In my opinion, the greatest dynasties in sports history are the Boston Celtics winning eight NBA championships in a row and 11 in 13 years between 1957 and 1969, the UCLA Bruins winning seven NCAA men’s basketball championships in a row and 10 in 12 years from 1964 to 1975, the New York Yankees winning five straight World Series championships from 1949 to 1953 and seven out of 10 from 1949 to 1958, and the Montreal Canadiens winning five straight Stanley Cup championships from 1956 to ‘60.
In the NFL, I still stand by the Green Bay Packers, who won five NFL championships, including the first two Super Bowls, in seven years (1961-67), with the Pittsburgh Steelers winning four out of six championships from 1974 through 1979 coming in second behind the Pack.
Of course the Cleveland Browns from 1946 to 1949 won four straight All-American Football Conference (then the equivalent of the NFL) titles, then won the NFL title in 1950 their first year in the league. So that’s pretty good, too.
Two in a row? Three out of five? Nah, not yet, but getting there, possibly.
I don’t know who is going to win the Super Bowl, nor do I have any great interest in who does.
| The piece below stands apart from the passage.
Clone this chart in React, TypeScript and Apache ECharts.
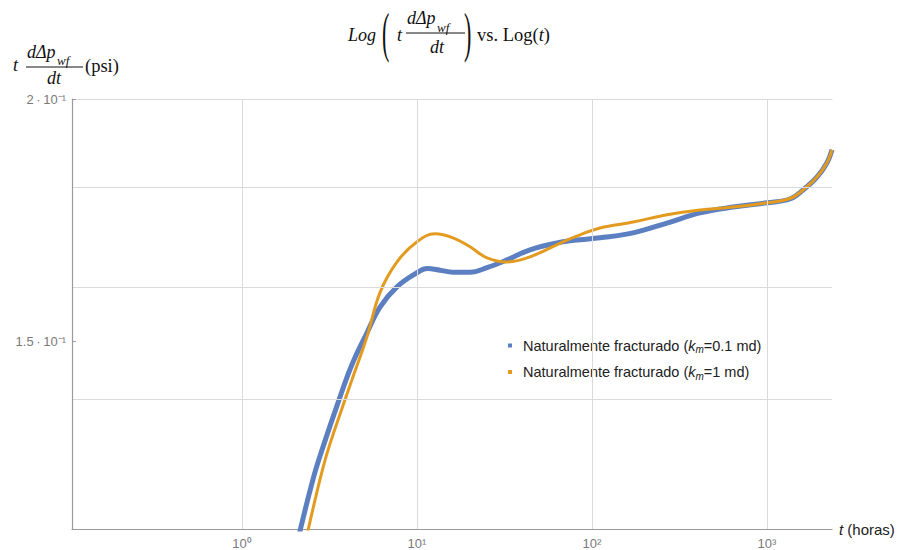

I suspect the Chiefs will win, but I certainly wouldn’t rule out the San Francisco 49ers winning it either.
They seem to be the two best teams in light of the teams they beat to get there, though I will say, based on the few times I’ve seen both play, they both have struggled to stop the run, so whichever team runs the ball the best will probably win … and did you hear that Harbs?
As of Thursday afternoon, the line in Vegas said San Francisco by 2, which somewhat surprises me; but that’s right, I forgot, the game is being played in Las Vegas, which, to me, only adds more of the sleaze factor to it all, which, seemingly, is what the NFL wants or it wouldn’t be there.
And we’ll watch. Why wouldn’t we watch? It’s a helluva TV show. Should be a good game. Hope so.
Pitchers and catchers report in five days.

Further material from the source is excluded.